Descarga da privada ou autoclismo da retrete?
“Em 1973, fui trabalhar numa revista brasileira editada em Lisboa. Logo no primeiro dia, tive uma amostra das deliciosas diferenças que nos separavam, a nós e aos portugueses, em matéria de língua. Houve um problema no banheiro da redação e eu disse à secretária: «Isabel, por favor, chame o bombeiro para consertar a descarga da privada». Isabel franziu a testa e só entendeu as quatro primeiras palavras. Pelo visto, eu estava lhe pedindo que chamasse a Banda do Corpo de Bombeiros para dar um concerto particular de marchas e dobrados na redação.
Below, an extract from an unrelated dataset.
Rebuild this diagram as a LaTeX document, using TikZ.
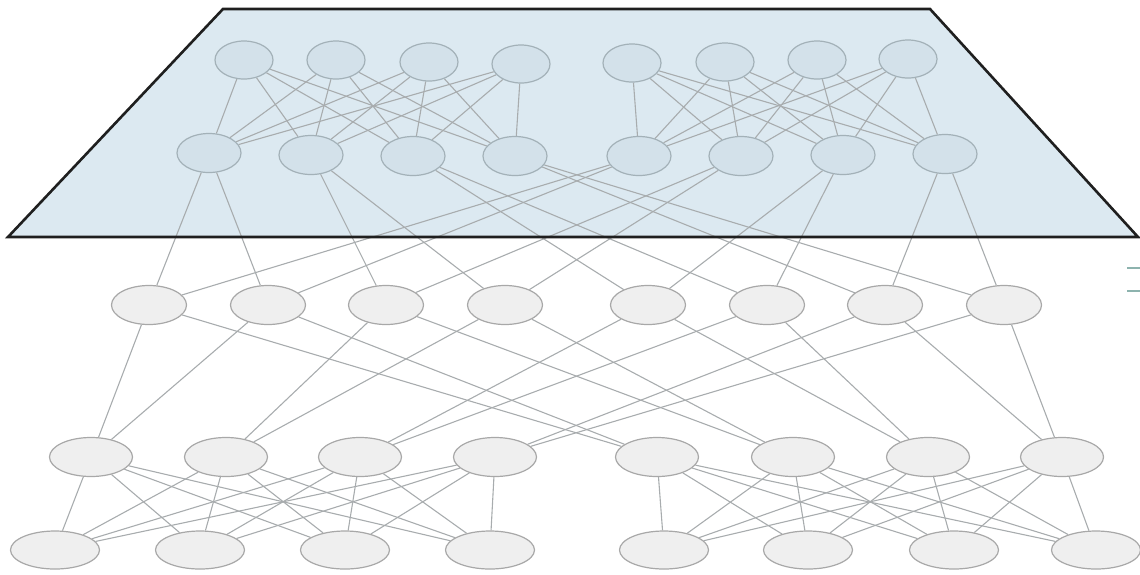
\documentclass[tikz,border=0pt]{standalone}
\usetikzlibrary{shapes.geometric}
\definecolor{planefill}{HTML}{DCE9F1}
\definecolor{topnode}{HTML}{D3E1EA}
\definecolor{topstroke}{HTML}{A3B1B8}
\definecolor{botnode}{HTML}{EFEFEF}
\definecolor{botstroke}{HTML}{A8A8A8}
\definecolor{linkcol}{HTML}{A8ACAE}
\definecolor{markcol}{HTML}{8DB3AE}
\pgfdeclarelayer{planelayer}
\pgfdeclarelayer{linklayer}
\pgfdeclarelayer{frontlayer}
\pgfsetlayers{planelayer,linklayer,main,frontlayer}
\begin{document}
\begin{tikzpicture}[x=1pt,y=-1pt,
  tnode/.style={ellipse, draw=topstroke, fill=topnode, line width=1.2pt, inner sep=0pt},
  bnode/.style={ellipse, draw=botstroke, fill=botnode, line width=1.2pt, inner sep=0pt},
  link/.style={draw=linkcol, line width=1.1pt},
  planeborder/.style={draw=black!88, line width=2.6pt, line join=miter},
  markline/.style={draw=markcol, line width=2.6pt}]
\useasboundingbox (0,0) rectangle (1140,574);
\begin{pgfonlayer}{planelayer}
\fill[planefill] (223,9) -- (930,9) -- (1138,237) -- (8,237) -- cycle;
\end{pgfonlayer}
% nodes
\foreach \x/\y [count=\i] in {244/60,336/60,429/62,521/64,632/63,725/62,817/60,908/59}
  \node[tnode, minimum width=58pt, minimum height=38pt] (A\i) at (\x,\y) {};
\foreach \x/\y [count=\i] in {209/153,311/155,413/156,515/156,639/156,741/156,843/155,945/154}
  \node[tnode, minimum width=64pt, minimum height=39pt] (B\i) at (\x,\y) {};
\foreach \x [count=\i] in {149,268,386,505,648,767,885,1004}
  \node[bnode, minimum width=75pt, minimum height=39pt] (C\i) at (\x,305) {};
\foreach \x [count=\i] in {91,226,360,495,657,793,928,1062}
  \node[bnode, minimum width=83pt, minimum height=39pt] (D\i) at (\x,457) {};
\foreach \x [count=\i] in {55,200,345,490,664,808,954,1096}
  \node[bnode, minimum width=89pt, minimum height=38pt] (E\i) at (\x,550) {};
% links
\begin{pgfonlayer}{linklayer}
\foreach \i in {1,...,4} \foreach \j in {1,...,4} \draw[link] (A\i) -- (B\j);
\foreach \i in {5,...,8} \foreach \j in {5,...,8} \draw[link] (A\i) -- (B\j);
\foreach \i/\a/\b in {1/1/2,2/3/4,3/5/6,4/7/8,5/1/2,6/3/4,7/5/6,8/7/8}
  {\draw[link] (B\i) -- (C\a); \draw[link] (B\i) -- (C\b);}
\foreach \c/\a/\b in {1/1/5,2/1/5,3/2/6,4/2/6,5/3/7,6/3/7,7/4/8,8/4/8}
  {\draw[link] (C\c) -- (D\a); \draw[link] (C\c) -- (D\b);}
\foreach \i in {1,...,4} \foreach \j in {1,...,4} \draw[link] (D\i) -- (E\j);
\foreach \i in {5,...,8} \foreach \j in {5,...,8} \draw[link] (D\i) -- (E\j);
\end{pgfonlayer}
\begin{pgfonlayer}{frontlayer}
\draw[planeborder] (223,9) -- (930,9) -- (1138,237) -- (8,237) -- cycle;
\draw[markline] (1127,268) -- (1140,268);
\draw[markline] (1127,291) -- (1140,291);
\end{pgfonlayer}
\end{tikzpicture}
\end{document}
Por sorte, um colega brasileiro, em Lisboa havia algum tempo e já escolado nos meandros da língua, traduziu o recado: «Isabel, chame o canalizador para reparar o autoclismo da retrete». E só então o belo rosto de Isabel se iluminou.”
Socorro-me desta pequena história, contada pelo escritor brasileiro Ruy Castro na Folha de São Paulo, para introduzir (sim, a língua portuguesa pode ser muito traiçoeira) a magna e candente questão do autoclismo.
Na expressão “descarga da privada” começo por salientar a sabedoria brasileira em consagrar na língua o carácter eminentemente privado dos actos cometidos na sanita, que já foi devidamente sublinhado aqui na Lavandaria.
Registo ainda o facto relevante de que enquanto, deste lado do Atlântico, nós tratamos o reservatório pelo nome genérico atribuído ao mecanismo hidráulico (autoclismo), do outro lado eles preferem, com graça, designá-lo pela sua acção: a descarga.
Devo ainda dizer que me agrada a sonoridade da palavra autoclismo, que tem embutida algum valor onamatopeico, pois, em certa medida, imita o som daquilo que significa..
A palavra autoclismo é uma palavra de ser muito valiosa para os poetas, já que rima todos os ismos.
Excluindo alguns autores escolhidos a dedo (toda a Adília Lopes, quase todo o O’Neil, algum Manuel António Pina), nunca fui muito de poesia (sempre meteu impressão o desperdício de papel inerente a esta expressão) mas reconheço que para um poeta contemporâneo deve ser uma enorme tentação fazer rimar com autoclismo o cataclismo que se anuncia para 2009.
Mais acrescento que autoclismo se presta ainda a graças como a da participação no genérico de um dos programas dos bons velhos tempos do Herman de um tipo chamado Tó Clismo.